## Stated exercise
Repeat, exactly and in full, the lines of the listing below, but without any pictures.
--- --- ---
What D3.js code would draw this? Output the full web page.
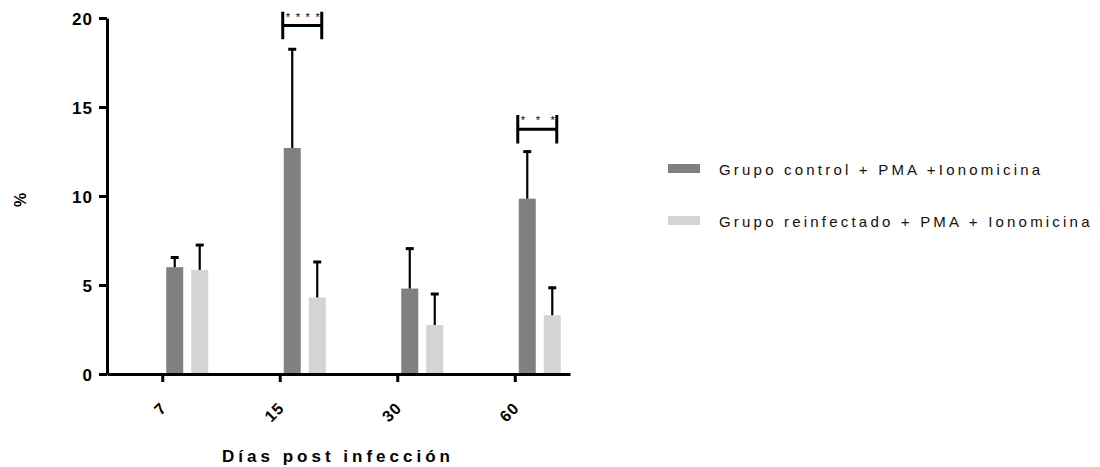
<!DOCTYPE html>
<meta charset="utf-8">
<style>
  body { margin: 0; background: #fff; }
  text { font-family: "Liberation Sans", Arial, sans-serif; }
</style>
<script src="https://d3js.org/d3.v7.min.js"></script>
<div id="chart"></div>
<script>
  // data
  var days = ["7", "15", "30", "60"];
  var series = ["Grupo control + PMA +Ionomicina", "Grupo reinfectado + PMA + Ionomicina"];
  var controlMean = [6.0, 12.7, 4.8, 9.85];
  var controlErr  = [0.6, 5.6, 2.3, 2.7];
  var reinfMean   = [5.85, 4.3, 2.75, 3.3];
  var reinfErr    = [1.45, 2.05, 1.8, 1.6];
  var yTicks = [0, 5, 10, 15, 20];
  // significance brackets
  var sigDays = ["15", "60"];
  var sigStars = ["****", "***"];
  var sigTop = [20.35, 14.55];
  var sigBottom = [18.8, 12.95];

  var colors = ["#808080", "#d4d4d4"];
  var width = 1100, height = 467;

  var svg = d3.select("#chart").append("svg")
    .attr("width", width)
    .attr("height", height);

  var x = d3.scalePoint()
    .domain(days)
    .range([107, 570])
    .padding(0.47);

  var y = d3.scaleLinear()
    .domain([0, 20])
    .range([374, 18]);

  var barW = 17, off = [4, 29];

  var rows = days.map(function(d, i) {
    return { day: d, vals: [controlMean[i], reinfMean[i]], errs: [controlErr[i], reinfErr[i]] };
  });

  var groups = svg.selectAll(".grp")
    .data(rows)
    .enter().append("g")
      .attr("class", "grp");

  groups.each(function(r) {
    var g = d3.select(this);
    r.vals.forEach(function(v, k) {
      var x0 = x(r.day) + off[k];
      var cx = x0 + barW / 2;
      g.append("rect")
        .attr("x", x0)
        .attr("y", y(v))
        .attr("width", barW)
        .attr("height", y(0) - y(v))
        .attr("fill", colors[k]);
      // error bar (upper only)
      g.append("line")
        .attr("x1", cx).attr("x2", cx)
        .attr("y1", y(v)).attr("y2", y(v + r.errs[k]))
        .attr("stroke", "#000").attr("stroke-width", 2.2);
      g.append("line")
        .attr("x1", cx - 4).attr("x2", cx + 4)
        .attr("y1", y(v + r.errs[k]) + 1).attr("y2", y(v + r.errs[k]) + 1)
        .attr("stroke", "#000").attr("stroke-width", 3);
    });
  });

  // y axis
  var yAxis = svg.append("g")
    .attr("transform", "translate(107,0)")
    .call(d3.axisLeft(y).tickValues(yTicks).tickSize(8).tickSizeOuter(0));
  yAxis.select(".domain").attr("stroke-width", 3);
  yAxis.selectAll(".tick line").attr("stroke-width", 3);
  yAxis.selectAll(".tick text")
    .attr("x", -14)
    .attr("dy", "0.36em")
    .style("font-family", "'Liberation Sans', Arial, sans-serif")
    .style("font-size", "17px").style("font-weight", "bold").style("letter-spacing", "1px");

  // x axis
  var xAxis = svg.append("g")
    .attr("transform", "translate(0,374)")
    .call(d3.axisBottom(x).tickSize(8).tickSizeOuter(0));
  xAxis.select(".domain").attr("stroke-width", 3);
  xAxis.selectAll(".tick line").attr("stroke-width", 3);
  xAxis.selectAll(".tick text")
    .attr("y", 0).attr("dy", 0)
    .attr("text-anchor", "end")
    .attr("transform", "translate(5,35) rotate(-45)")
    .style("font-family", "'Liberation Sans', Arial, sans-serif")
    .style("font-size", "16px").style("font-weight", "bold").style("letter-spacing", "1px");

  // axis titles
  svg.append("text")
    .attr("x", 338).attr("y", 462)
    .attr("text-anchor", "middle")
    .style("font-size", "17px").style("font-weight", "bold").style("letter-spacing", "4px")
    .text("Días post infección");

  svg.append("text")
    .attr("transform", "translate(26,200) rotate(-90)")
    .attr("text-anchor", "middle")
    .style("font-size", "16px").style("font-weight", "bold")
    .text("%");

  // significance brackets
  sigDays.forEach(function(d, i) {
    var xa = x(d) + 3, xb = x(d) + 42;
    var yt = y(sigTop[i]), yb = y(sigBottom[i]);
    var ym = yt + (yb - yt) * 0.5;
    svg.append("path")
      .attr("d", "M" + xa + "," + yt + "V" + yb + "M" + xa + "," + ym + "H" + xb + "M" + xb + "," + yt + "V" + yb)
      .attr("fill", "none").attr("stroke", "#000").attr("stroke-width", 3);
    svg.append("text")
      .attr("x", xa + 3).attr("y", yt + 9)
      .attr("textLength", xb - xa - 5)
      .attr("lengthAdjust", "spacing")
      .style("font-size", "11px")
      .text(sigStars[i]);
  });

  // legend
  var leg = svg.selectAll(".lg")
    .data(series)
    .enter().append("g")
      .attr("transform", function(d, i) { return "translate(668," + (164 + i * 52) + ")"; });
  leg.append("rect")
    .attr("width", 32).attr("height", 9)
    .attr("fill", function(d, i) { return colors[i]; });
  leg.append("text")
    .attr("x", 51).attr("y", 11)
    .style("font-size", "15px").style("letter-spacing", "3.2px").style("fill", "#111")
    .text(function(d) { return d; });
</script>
--- --- ---
## Solution for this problem
What D3.js code would draw this? Output the full web page.
<!DOCTYPE html>
<meta charset="utf-8">
<style>
  body { margin: 0; background: #fff; }
  text { font-family: "Liberation Sans", Arial, sans-serif; }
</style>
<script src="https://d3js.org/d3.v7.min.js"></script>
<div id="chart"></div>
<script>
  // data
  var days = ["7", "15", "30", "60"];
  var series = ["Grupo control + PMA +Ionomicina", "Grupo reinfectado + PMA + Ionomicina"];
  var controlMean = [6.0, 12.7, 4.8, 9.85];
  var controlErr  = [0.6, 5.6, 2.3, 2.7];
  var reinfMean   = [5.85, 4.3, 2.75, 3.3];
  var reinfErr    = [1.45, 2.05, 1.8, 1.6];
  var yTicks = [0, 5, 10, 15, 20];
  // significance brackets
  var sigDays = ["15", "60"];
  var sigStars = ["****", "***"];
  var sigTop = [20.35, 14.55];
  var sigBottom = [18.8, 12.95];

  var colors = ["#808080", "#d4d4d4"];
  var width = 1100, height = 467;

  var svg = d3.select("#chart").append("svg")
    .attr("width", width)
    .attr("height", height);

  var x = d3.scalePoint()
    .domain(days)
    .range([107, 570])
    .padding(0.47);

  var y = d3.scaleLinear()
    .domain([0, 20])
    .range([374, 18]);

  var barW = 17, off = [4, 29];

  var rows = days.map(function(d, i) {
    return { day: d, vals: [controlMean[i], reinfMean[i]], errs: [controlErr[i], reinfErr[i]] };
  });

  var groups = svg.selectAll(".grp")
    .data(rows)
    .enter().append("g")
      .attr("class", "grp");

  groups.each(function(r) {
    var g = d3.select(this);
    r.vals.forEach(function(v, k) {
      var x0 = x(r.day) + off[k];
      var cx = x0 + barW / 2;
      g.append("rect")
        .attr("x", x0)
        .attr("y", y(v))
        .attr("width", barW)
        .attr("height", y(0) - y(v))
        .attr("fill", colors[k]);
      // error bar (upper only)
      g.append("line")
        .attr("x1", cx).attr("x2", cx)
        .attr("y1", y(v)).attr("y2", y(v + r.errs[k]))
        .attr("stroke", "#000").attr("stroke-width", 2.2);
      g.append("line")
        .attr("x1", cx - 4).attr("x2", cx + 4)
        .attr("y1", y(v + r.errs[k]) + 1).attr("y2", y(v + r.errs[k]) + 1)
        .attr("stroke", "#000").attr("stroke-width", 3);
    });
  });

  // y axis
  var yAxis = svg.append("g")
    .attr("transform", "translate(107,0)")
    .call(d3.axisLeft(y).tickValues(yTicks).tickSize(8).tickSizeOuter(0));
  yAxis.select(".domain").attr("stroke-width", 3);
  yAxis.selectAll(".tick line").attr("stroke-width", 3);
  yAxis.selectAll(".tick text")
    .attr("x", -14)
    .attr("dy", "0.36em")
    .style("font-family", "'Liberation Sans', Arial, sans-serif")
    .style("font-size", "17px").style("font-weight", "bold").style("letter-spacing", "1px");

  // x axis
  var xAxis = svg.append("g")
    .attr("transform", "translate(0,374)")
    .call(d3.axisBottom(x).tickSize(8).tickSizeOuter(0));
  xAxis.select(".domain").attr("stroke-width", 3);
  xAxis.selectAll(".tick line").attr("stroke-width", 3);
  xAxis.selectAll(".tick text")
    .attr("y", 0).attr("dy", 0)
    .attr("text-anchor", "end")
    .attr("transform", "translate(5,35) rotate(-45)")
    .style("font-family", "'Liberation Sans', Arial, sans-serif")
    .style("font-size", "16px").style("font-weight", "bold").style("letter-spacing", "1px");

  // axis titles
  svg.append("text")
    .attr("x", 338).attr("y", 462)
    .attr("text-anchor", "middle")
    .style("font-size", "17px").style("font-weight", "bold").style("letter-spacing", "4px")
    .text("Días post infección");

  svg.append("text")
    .attr("transform", "translate(26,200) rotate(-90)")
    .attr("text-anchor", "middle")
    .style("font-size", "16px").style("font-weight", "bold")
    .text("%");

  // significance brackets
  sigDays.forEach(function(d, i) {
    var xa = x(d) + 3, xb = x(d) + 42;
    var yt = y(sigTop[i]), yb = y(sigBottom[i]);
    var ym = yt + (yb - yt) * 0.5;
    svg.append("path")
      .attr("d", "M" + xa + "," + yt + "V" + yb + "M" + xa + "," + ym + "H" + xb + "M" + xb + "," + yt + "V" + yb)
      .attr("fill", "none").attr("stroke", "#000").attr("stroke-width", 3);
    svg.append("text")
      .attr("x", xa + 3).attr("y", yt + 9)
      .attr("textLength", xb - xa - 5)
      .attr("lengthAdjust", "spacing")
      .style("font-size", "11px")
      .text(sigStars[i]);
  });

  // legend
  var leg = svg.selectAll(".lg")
    .data(series)
    .enter().append("g")
      .attr("transform", function(d, i) { return "translate(668," + (164 + i * 52) + ")"; });
  leg.append("rect")
    .attr("width", 32).attr("height", 9)
    .attr("fill", function(d, i) { return colors[i]; });
  leg.append("text")
    .attr("x", 51).attr("y", 11)
    .style("font-size", "15px").style("letter-spacing", "3.2px").style("fill", "#111")
    .text(function(d) { return d; });
</script>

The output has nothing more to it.